What would a space elevator tether made from 2D materials look like?

At the time of writing there are three potential materials that are light enough and strong enough to make the tether for the space elevator. Carbon nanotubes, Graphene and hexagonal Boron Nitride.

Of the three-candidate materials graphene is emerging as the most likely at present because the industrial manufacturing process has advanced rapidly.  Graphene can now be made at industrial lengths and speeds.  The quality is not good enough for a tether at the moment but given the pace of manufacturing progress this can now be considered a credible future material.
A graphene tether has yet to be made for real so we need to look at the molecular structure of graphene.
We know that graphene has an electron cloud called a pi (π) orbital above and below the plane of the rings. When photons arrive at this surface, they encounter the electrons. Some absorb these photons promoting the electrons to a higher energy level.

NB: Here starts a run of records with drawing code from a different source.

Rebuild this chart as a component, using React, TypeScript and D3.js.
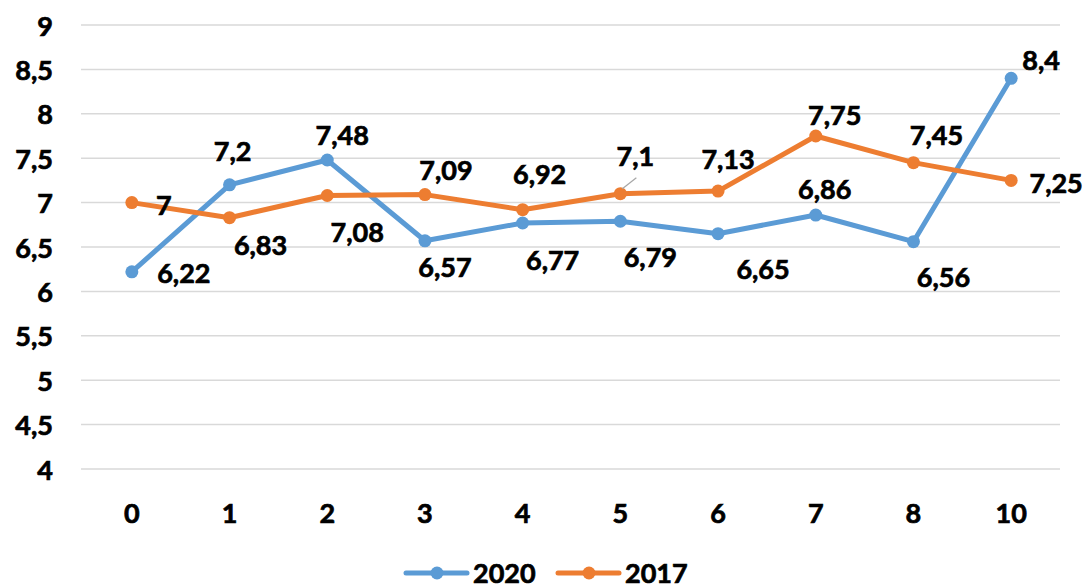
import React from "react";
import * as d3 from "d3";

const categories = ["0", "1", "2", "3", "4", "5", "6", "7", "8", "10"];
const values2020 = [6.22, 7.2, 7.48, 6.57, 6.77, 6.79, 6.65, 6.86, 6.56, 8.4];
const values2017 = [7, 6.83, 7.08, 7.09, 6.92, 7.1, 7.13, 7.75, 7.45, 7.25];
const yTicks = [4, 4.5, 5, 5.5, 6, 6.5, 7, 7.5, 8, 8.5, 9];

// label placement offsets (dx, dy) relative to each point
const labelOffsets2020: [number, number][] = [
  [52, 1], [3, -34], [15, -25], [20, 26], [30, 36], [30, 35], [45, 35], [9, -27], [30, 35], [30, -19],
];
const labelOffsets2017: [number, number][] = [
  [32, 2], [31, 27], [30, 36], [21, -25], [17, -36], [15, -38], [10, -33], [19, -22], [23, -28], [45, 2],
];

const W = 1088;
const H = 587;
const BLUE = "#5B9BD5";
const ORANGE = "#ED7D31";
const FONT = "Lato, 'Liberation Sans', sans-serif";

const fmt = (v: number) => String(v).replace(".", ",");

export default function App() {
  const x = d3.scalePoint<string>().domain(categories).range([83, 1060]).padding(0.5);
  const y = d3.scaleLinear().domain([4, 9]).range([469, 25]);
  const line = d3
    .line<number>()
    .x((_, i) => x(categories[i]) as number)
    .y((d) => y(d));

  const series = [
    { name: "2020", values: values2020, color: BLUE, offsets: labelOffsets2020 },
    { name: "2017", values: values2017, color: ORANGE, offsets: labelOffsets2017 },
  ];

  const textStyle = {
    fontFamily: FONT,
    fontWeight: 700,
    fontSize: 27,
    fill: "#000",
    stroke: "#000",
    strokeWidth: 0.7,
  } as React.CSSProperties;

  return (
    <svg
      width={W}
      height={H}
      style={{ position: "absolute", left: 0, top: 0, background: "#fff" }}
    >
      <rect x={0} y={0} width={W} height={H} fill="#fff" />
      {yTicks.map((t) => (
        <g key={t}>
          <line x1={81} x2={1060} y1={y(t)} y2={y(t)} stroke="#d9d9d9" strokeWidth={1.5} />
          <text
            x={53}
            y={y(t)}
            textAnchor="end"
            dominantBaseline="central"
            style={textStyle}
          >
            {fmt(t)}
          </text>
        </g>
      ))}
      {categories.map((c) => (
        <text
          key={c}
          x={x(c)}
          y={512}
          textAnchor="middle"
          dominantBaseline="central"
          style={textStyle}
        >
          {c}
        </text>
      ))}
      {series.map((s) => (
        <g key={s.name}>
          <path
            d={line(s.values) || ""}
            fill="none"
            stroke={s.color}
            strokeWidth={5}
            strokeLinejoin="round"
            strokeLinecap="round"
          />
          {s.values.map((v, i) => (
            <circle key={i} cx={x(categories[i])} cy={y(v)} r={6.5} fill={s.color} />
          ))}
        </g>
      ))}
      {/* leader line for 2017 value at category 5 */}
      <line
        x1={(x(categories[5]) as number) + 2}
        y1={y(values2017[5]) - 5}
        x2={(x(categories[5]) as number) + 16}
        y2={y(values2017[5]) - 16}
        stroke="#a6a6a6"
        strokeWidth={1.2}
      />
      {series.map((s) =>
        s.values.map((v, i) => (
          <text
            key={s.name + i}
            x={(x(categories[i]) as number) + s.offsets[i][0]}
            y={y(v) + s.offsets[i][1]}
            textAnchor="middle"
            dominantBaseline="central"
            style={textStyle}
          >
            {fmt(v)}
          </text>
        ))
      )}
      {/* legend */}
      {series.map((s, k) => {
        const lx = 406 + k * 152;
        const ly = 573;
        return (
          <g key={"lg" + s.name}>
            <line x1={lx} x2={lx + 61} y1={ly} y2={ly} stroke={s.color} strokeWidth={5} strokeLinecap="round" />
            <circle cx={lx + 31} cy={ly} r={6.5} fill={s.color} />
            <text x={lx + 67} y={ly - 1} dominantBaseline="central" style={textStyle}>
              {s.name}
            </text>
          </g>
        );
      })}
    </svg>
  );
}
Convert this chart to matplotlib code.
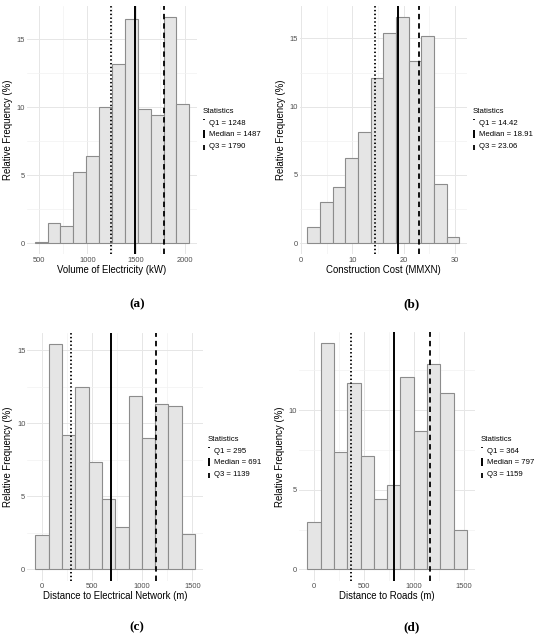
import numpy as np
import matplotlib
matplotlib.use("Agg")
import matplotlib.pyplot as plt
from matplotlib.lines import Line2D
from matplotlib.legend_handler import HandlerBase

plt.rcParams['font.family'] = ['Liberation Sans', 'DejaVu Sans']

# histogram data (relative frequency in %)
elec_start, elec_width = 459, 132.4
elec_freq = [0.1, 1.45, 1.3, 5.25, 6.4, 10.0, 13.2, 16.5, 9.85, 9.4, 16.6, 10.2]
elec_quart = [1248, 1487, 1790]

cost_start, cost_width = 1.23, 2.467
cost_freq = [1.2, 3.0, 4.13, 6.25, 8.16, 12.1, 15.4, 16.55, 13.36, 15.2, 4.37, 0.42]
cost_quart = [14.42, 18.91, 23.06]

net_start, net_width = -63, 132.5
net_freq = [2.35, 15.4, 9.19, 12.47, 7.34, 4.79, 2.87, 11.83, 8.98, 11.29, 11.2, 2.39]
net_quart = [295, 691, 1139]

road_start, road_width = -70, 133.3
road_freq = [3.0, 14.2, 7.35, 11.68, 7.1, 4.43, 5.3, 12.1, 8.7, 12.9, 11.1, 2.45]
road_quart = [364, 797, 1159]

x_labels = ["Volume of Electricity (kW)", "Construction Cost (MMXN)",
            "Distance to Electrical Network (m)", "Distance to Roads (m)"]
captions = ["a", "b", "c", "d"]
xtick_sets = [[500, 1000, 1500, 2000], [0, 10, 20, 30],
              [0, 500, 1000, 1500], [0, 500, 1000, 1500]]
quart_fmt = ["{:.0f}", "{:.2f}", "{:.0f}", "{:.0f}"]

W, H = 550, 638
# axes boxes in pixels: left, right, top, bottom
boxes = [(27, 197, 6, 254.5), (299.7, 467, 6, 254.5),
         (27.4, 203, 333, 580.6), (299.3, 475, 332, 580.6)]
legend_pos = [(203, 129), (473, 129), (208, 457), (481, 457)]
caption_pos = [(137, 304), (412, 304), (137, 627), (412, 627)]

styles = [(0, (0.8, 1.3)), '-', (0, (3.0, 2.2))]
widths = [1.3, 1.4, 1.3]
# legend key extents (fraction of key height) mimicking ggplot's short keys
key_span = [(0.75, 0.9), (0.0, 1.0), (0.0, 0.55)]


class VLineHandler(HandlerBase):
    def __init__(self, span):
        super().__init__()
        self.span = span

    def create_artists(self, legend, orig_handle, xdescent, ydescent,
                       width, height, fontsize, trans):
        xc = width / 2 - xdescent
        lo, hi = self.span
        ln = Line2D([xc, xc], [-ydescent + lo * height, -ydescent + hi * height],
                    linestyle='-', solid_capstyle='butt',
                    linewidth=orig_handle.get_linewidth(),
                    color=orig_handle.get_color())
        ln.set_transform(trans)
        return [ln]


fig = plt.figure(figsize=(W / 100, H / 100), dpi=100)

panels = [(elec_start, elec_width, elec_freq, elec_quart),
          (cost_start, cost_width, cost_freq, cost_quart),
          (net_start, net_width, net_freq, net_quart),
          (road_start, road_width, road_freq, road_quart)]

for i, (start, width, freq, quart) in enumerate(panels):
    l, r, t, b = boxes[i]
    ax = fig.add_axes([l / W, 1 - b / H, (r - l) / W, (b - t) / H])
    edges = start + width * np.arange(len(freq) + 1)
    ax.bar(edges[:-1], freq, width=width, align='edge', color='#e5e5e5',
           edgecolor='#8c8c8c', linewidth=0.8, zorder=2)
    ax.use_sticky_edges = False
    ax.margins(x=0.05, y=0.05)
    ax.autoscale_view()
    x0, x1 = ax.get_xlim()
    y0, y1 = ax.get_ylim()

    names = ["Q1", "Median", "Q3"]
    handles = []
    hmap = {}
    for k in range(3):
        ax.axvline(quart[k], color='black', linestyle=styles[k],
                   linewidth=widths[k], zorder=3)
        h = Line2D([], [], color='black', linestyle=styles[k],
                   linewidth=widths[k],
                   label=f"{names[k]} = " + quart_fmt[i].format(quart[k]))
        handles.append(h)
        hmap[h] = VLineHandler(key_span[k])

    xt = xtick_sets[i]
    step = xt[1] - xt[0]
    ax.set_xticks(xt)
    ax.set_yticks([0, 5, 10, 15])
    xminor = [v + step / 2 for v in [xt[0] - step] + xt]
    ax.set_xticks([v for v in xminor if x0 <= v <= x1], minor=True)
    ax.set_yticks([v for v in [2.5, 7.5, 12.5] if y0 <= v <= y1], minor=True)
    ax.set_xlim(x0, x1)
    ax.set_ylim(y0, y1)
    ax.grid(True, which='major', color='#e6e6e6', linewidth=0.7, zorder=0)
    ax.grid(True, which='minor', color='#f2f2f2', linewidth=0.5, zorder=0)
    ax.set_axisbelow(True)
    for s in ax.spines.values():
        s.set_visible(False)
    ax.tick_params(which='both', length=0, labelsize=5.4, labelcolor='#4d4d4d', pad=1.5)
    ax.set_xlabel(x_labels[i], fontsize=6.9, labelpad=1)
    ax.set_ylabel("Relative Frequency (%)", fontsize=6.9, labelpad=2.5)

    lx, ly = legend_pos[i]
    fig.legend(handles=handles, title="Statistics", loc='center left',
               bbox_to_anchor=(lx / W, 1 - ly / H), frameon=False,
               fontsize=5.6, title_fontsize=5.6, alignment='left',
               handler_map=hmap, handlelength=0.35,
               handleheight=1.3, handletextpad=0.45, labelspacing=0.4,
               borderpad=0, borderaxespad=0)

    cx, cy = caption_pos[i]
    fig.text(cx / W, 1 - cy / H, f"({captions[i]})", ha='center', va='center',
             fontsize=9.5, fontweight='bold', family='Liberation Serif')

fig.savefig("out.png", dpi=100)
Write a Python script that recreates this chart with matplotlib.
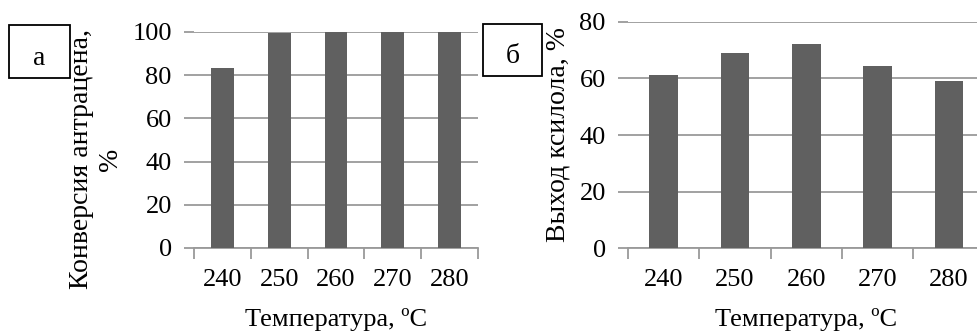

When the electrons drop back down to a lower energy level, the photons are re-emitted, and this is what creates the characteristic metallic appearance.

This means bulk, multi-layered graphene will look like a shiny metallic mirror.  This bulk material is what will be used to make the space elevator tether.

So, to answer the question posed at the start, a space elevator tether would look like a glittering sliver mirror ascending into the sky piercing the clouds to reach for space.